Pelicano filma o quotidiano de um hospital psiquiátrico, o Centro Hospitalar Conde de Ferreira, no Porto, através das pessoas que lá vivem, com problemas muito delicados e difíceis de retratar, e através do ator Miguel Borges, que decide passar três semanas com os atuais pacientes do hospital, para reencontrar a personagem para a sua peça de teatro. Durante esse tempo, partilha com eles as conversas, as refeições, as terapias, o café e os cigarros.

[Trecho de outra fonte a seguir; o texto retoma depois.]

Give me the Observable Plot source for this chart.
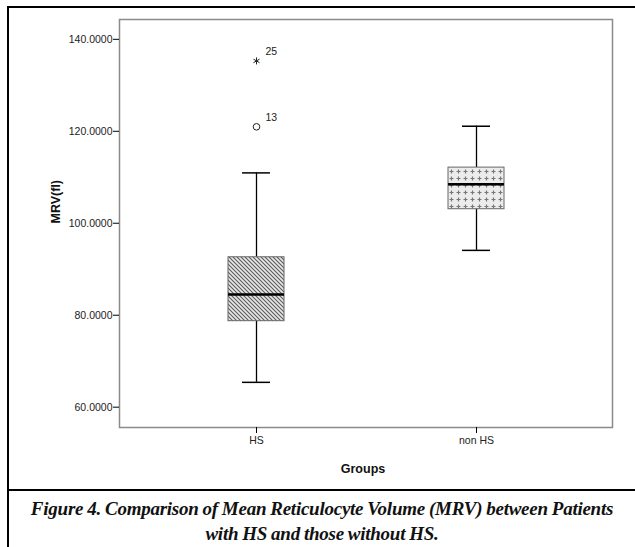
<!DOCTYPE html>
<html><head><meta charset="utf-8">
<script src="https://cdn.jsdelivr.net/npm/d3@7"></script>
<script src="https://cdn.jsdelivr.net/npm/@observablehq/plot@0.6"></script>
<style>
html,body{margin:0;padding:0;background:#fff;}
#wrap{position:relative;width:635px;height:547px;overflow:hidden;}
#chart{position:absolute;left:0;top:0;}
.bl{position:absolute;background:#000;}
#caption{position:absolute;left:9px;width:626px;top:496px;text-align:center;font-family:"Liberation Serif",serif;font-weight:bold;font-style:italic;font-size:19px;line-height:25px;letter-spacing:-0.25px;word-spacing:-0.5px;color:#111;white-space:nowrap;}
</style></head>
<body>
<div id="wrap">
  <div id="chart"></div>
  <div class="bl" style="left:7px;top:6px;width:628px;height:2px"></div>
  <div class="bl" style="left:7px;top:6px;width:2px;height:541px"></div>
  <div class="bl" style="left:7px;top:489px;width:628px;height:2px"></div>
  <div id="caption">Figure 4. Comparison of Mean Reticulocyte Volume (MRV) between Patients<br>with HS and those without HS.</div>
</div>
<script>
const groups = ["HS", "non HS"];
const lowerWhisker = [65.4, 94.1];
const q1 = [78.7, 103.05];
const median = [84.5, 108.5];
const q3 = [92.6, 112.1];
const upperWhisker = [110.95, 121.1];
const patterns = ["url(#hatchHS)", "url(#crossNon)"];
const outlierGroup = ["HS", "HS"];
const outlierValue = [120.97, 135.3];
const outlierLabel = ["13", "25"];
const outlierSymbol = ["circle", "asterisk"];
const yTicks = [60, 80, 100, 120, 140];
const yDomain = [55.58, 144.31];

const boxes = groups.map((g, i) => ({
  group: g, lo: lowerWhisker[i], q1: q1[i], med: median[i], q3: q3[i], hi: upperWhisker[i], fill: patterns[i]
}));
const outliers = outlierValue.map((v, i) => ({group: outlierGroup[i], value: v, label: outlierLabel[i], symbol: outlierSymbol[i]}));

const plot = Plot.plot({
  width: 635,
  height: 488,
  marginLeft: 119,
  marginTop: 19,
  marginRight: 23,
  marginBottom: 61,
  style: {fontFamily: "Liberation Sans, Arial, sans-serif", fontSize: "10.5px", color: "#222", background: "transparent"},
  x: {type: "band", domain: groups, paddingInner: 0.747, paddingOuter: 0.491, label: null},
  y: {domain: yDomain, label: null},
  marks: [
    Plot.frame({stroke: "#8a8a8a", strokeWidth: 1.5}),
    Plot.axisY({ticks: yTicks, tickFormat: d3.format(".4f"), tickSize: 6, tickPadding: 1, label: null, stroke: "#000"}),
    Plot.axisX({tickSize: 6, tickPadding: 3, label: null, stroke: "#000"}),
    Plot.ruleX(boxes, {x: "group", y1: "q3", y2: "hi", stroke: "#000", strokeWidth: 1.3}),
    Plot.ruleX(boxes, {x: "group", y1: "lo", y2: "q1", stroke: "#000", strokeWidth: 1.3}),
    Plot.tickY(boxes, {x: "group", y: "hi", stroke: "#000", strokeWidth: 1.5, insetLeft: 14, insetRight: 14}),
    Plot.tickY(boxes, {x: "group", y: "lo", stroke: "#000", strokeWidth: 1.5, insetLeft: 14, insetRight: 14}),
    Plot.barY(boxes, {x: "group", y1: "q1", y2: "q3", fill: (d) => d.fill, stroke: "#666", strokeWidth: 1}),
    Plot.tickY(boxes, {x: "group", y: "med", stroke: "#000", strokeWidth: 2.5}),
    Plot.dot(outliers, {x: "group", y: "value", symbol: "symbol", r: 3.3, stroke: "#222", strokeWidth: 1, fill: "none"}),
    Plot.text(outliers, {x: "group", y: "value", text: "label", dx: 9, dy: -9, textAnchor: "start", fill: "#222"}),
    Plot.text(["MRV(fl)"], {frameAnchor: "left", dx: -64, rotate: -90, fontWeight: "bold", fontSize: 12.5, fill: "#111"}),
    Plot.text(["Groups"], {frameAnchor: "bottom", dx: -3, dy: 45, fontWeight: "bold", fontSize: 12.5, fill: "#111"})
  ]
});
const svg = d3.select(plot);
const defs = svg.insert("defs", ":first-child");
const p1 = defs.append("pattern").attr("id", "hatchHS").attr("patternUnits", "userSpaceOnUse")
  .attr("width", 4).attr("height", 4);
p1.append("rect").attr("width", 4).attr("height", 4).attr("fill", "#e8e8e8");
p1.append("path").attr("d", "M0,0 L4,4 M-1,3 L1,5 M3,-1 L5,1").attr("stroke", "#5a5a5a").attr("stroke-width", 1.1);
const p2 = defs.append("pattern").attr("id", "crossNon").attr("patternUnits", "userSpaceOnUse")
  .attr("width", 7).attr("height", 7);
p2.append("rect").attr("width", 7).attr("height", 7).attr("fill", "#ececec");
p2.append("path").attr("d", "M3.5,1.5 L3.5,5.5 M1.5,3.5 L5.5,3.5").attr("stroke", "#777").attr("stroke-width", 1.2);
document.getElementById("chart").appendChild(plot);
</script>
</body></html>
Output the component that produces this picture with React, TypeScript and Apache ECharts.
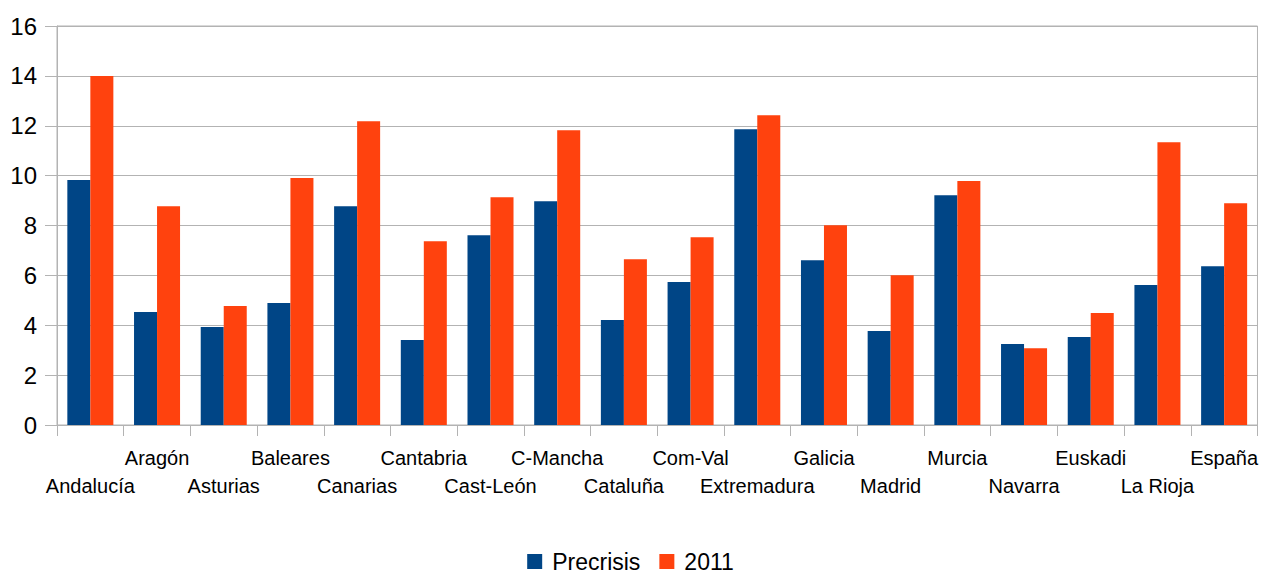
import React, { useEffect, useRef } from "react";
import * as echarts from "echarts";

const categories = [
  "Andalucía", "Aragón", "Asturias", "Baleares", "Canarias", "Cantabria",
  "Cast-León", "C-Mancha", "Cataluña", "Com-Val", "Extremadura", "Galicia",
  "Madrid", "Murcia", "Navarra", "Euskadi", "La Rioja", "España",
];
const precrisis = [9.82, 4.53, 3.93, 4.89, 8.77, 3.41, 7.61, 8.97, 4.21, 5.73, 11.86, 6.61, 3.77, 9.21, 3.25, 3.53, 5.61, 6.37];
const y2011 = [14.0, 8.77, 4.77, 9.9, 12.18, 7.37, 9.13, 11.82, 6.65, 7.53, 12.42, 8.01, 6.01, 9.78, 3.08, 4.49, 11.34, 8.89];
const seriesNames = ["Precrisis", "2011"];
const colors = ["#004586", "#ff420e"];

export default function App() {
  const ref = useRef<HTMLDivElement>(null);
  useEffect(() => {
    if (!ref.current) return;
    const chart = echarts.init(ref.current, undefined, { renderer: "svg" });
    const font = "'Liberation Sans', Arial, sans-serif";
    chart.setOption({
      animation: false,
      color: colors,
      textStyle: { fontFamily: font },
      grid: {
        left: 57, right: 2, top: 26, bottom: 150,
        show: true, borderColor: "#b3b3b3", borderWidth: 1,
      },
      legend: {
        data: seriesNames,
        top: 550,
        left: "center",
        padding: 0,
        itemWidth: 15,
        itemHeight: 15,
        itemGap: 19,
        icon: "rect",
        textStyle: { fontSize: 23, lineHeight: 20, color: "#000", fontFamily: font, padding: [0, 0, 0, 5] },
      },
      xAxis: {
        type: "category",
        data: categories,
        axisLine: { lineStyle: { color: "#b3b3b3", width: 1 } },
        axisTick: { show: true, length: 11, lineStyle: { color: "#b3b3b3" } },
        axisLabel: {
          interval: 0,
          hideOverlap: false,
          margin: 19,
          fontSize: 20,
          lineHeight: 28,
          color: "#000",
          fontFamily: font,
          verticalAlign: "top",
          formatter: (v: string, i: number) => (i % 2 === 0 ? "\n" + v : v),
        },
      },
      yAxis: {
        type: "value",
        min: 0,
        max: 16,
        interval: 2,
        axisLine: { show: true, lineStyle: { color: "#b3b3b3", width: 1 } },
        axisTick: { show: true, length: 12, lineStyle: { color: "#b3b3b3" } },
        splitLine: { lineStyle: { color: "#b3b3b3", width: 1 } },
        axisLabel: { fontSize: 24, color: "#000", margin: 20, fontFamily: font },
      },
      series: [
        {
          name: seriesNames[0],
          type: "bar",
          data: precrisis,
          barGap: "0%",
          barCategoryGap: "31%",
          itemStyle: { color: colors[0] },
        },
        {
          name: seriesNames[1],
          type: "bar",
          data: y2011,
          barGap: "0%",
          barCategoryGap: "31%",
          itemStyle: { color: colors[1] },
        },
      ],
    });
    return () => chart.dispose();
  }, []);
  return (
    <div
      ref={ref}
      style={{ position: "fixed", left: 0, top: 0, width: 1261, height: 575, background: "#fff" }}
    />
  );
}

O realizador arriscou muito com o tema deste filme, que não é nada fácil de abordar, quer por questões éticas da privacidade e a dignidade daquelas pessoas, quer por poder cair facilmente no cliché do tradicional paciente de um hospital psiquiátrico. O resultado final acaba por ser uma desilusão, pois tinha tudo para ser um excelente filme. Tinha personagens muito ricas, com histórias interessantes e sente-se que o realizador passou muitas semanas com aquelas pessoas, naquele lugar. Sente-se que houve uma entrega ao lugar e ás pessoas. A segunda parte do filme foca-se no ator Miguel Borges, que é um excelente ator, mas que acaba por desestabilizar por completo a narrativa. Foca-se no processo de construção de uma personagem que o ator procura, desviando-se daqueles indivíduos que deveriam ser o foco de atenção. “Pára-me de Repente o Pensamento” vive numa luta entre dois filmes, o dos pacientes e o do ator. Compreende-se facilmente a intenção de Pelicano em inserir naquele meio um elemento novo e estranho para aqueles indivíduos, para que os provocasse, para que através dessa provocação eles pudessem ‘falar’, contar as suas histórias de vida e de sofrimento. Mas acaba por ser uma abordagem completamente desnecessária e chega até mesmo a irritar a presença do ator que, sendo ele um ser ‘normal’, ou seja, que não é doente, serve sempre como um elemento de comparação entre aqueles que são doentes mentais e os que não são. O realizador e o ator conseguem, ingenuamente, perder o respeito para com aqueles pacientes. Ou seja, o melhor do filme é a primeira parte.

Apesar de Pelicano ter evoluído muito como realizador, tendo agora um maior cuidado com a direcção de fotografia, os movimentos de câmara e o som, dá a sensação de que não há critérios para a criação dos planos. Não há. Haveria necessidade de usar tantos planos, de não lhes dar o tempo necessário e de enquadrar de todos os ângulos e formas possíveis? Já para não falar de que a montagem tem erros básicos. As melhores imagens são sem dúvida as cenas de exterior, dos jardins do hospital. Muito bem filmadas.

Se considerarmos que os dois primeiros filmes de Pelicano são duas interessantes reportagens, aceitamos melhor as muitas imperfeições e erros de principiante do realizador em “Pára-me de Repente o Pensamento”, que é agora o seu ‘primeiro’ documentário. O documentarista perdeu aqui uma óptima oportunidade para fazer um bom trabalho. É de louvar a sua significativa evolução, mas ainda tem muito que caminhar.

1767e3436560e69d44fcf3de07a24ee58ff45b26 3Realização: Jorge Pelicano

Argumento: Jorge Pelicano

Elenco: Miguel Borges

Portugal/2014 – Documentário

Sinopse: Cafezinho, cigarrinho. Moedinha, outro cafezinho. Utentes vagueiam pelos corredores. Circulam sós. Esperam. Mais uma passa, um cigarro que morre em beata. Terapias que apelam aos sentidos. Rotinas que os puxam para a realidade. É a vida que se repete nos espaços de um hospital psiquiátrico. A lucidez e a loucura vivem juntas. Do mundo exterior chega um ator que procura o seu personagem para uma peça de teatro, submergindo no mundo interior dos esquizofrénicos. Os utentes são parte do processo de construção do personagem. No meio da névoa o ator depara-se com um poema de Ângelo de Lima, alienado de condição. O personagem de teatro nasce. O cinema documenta.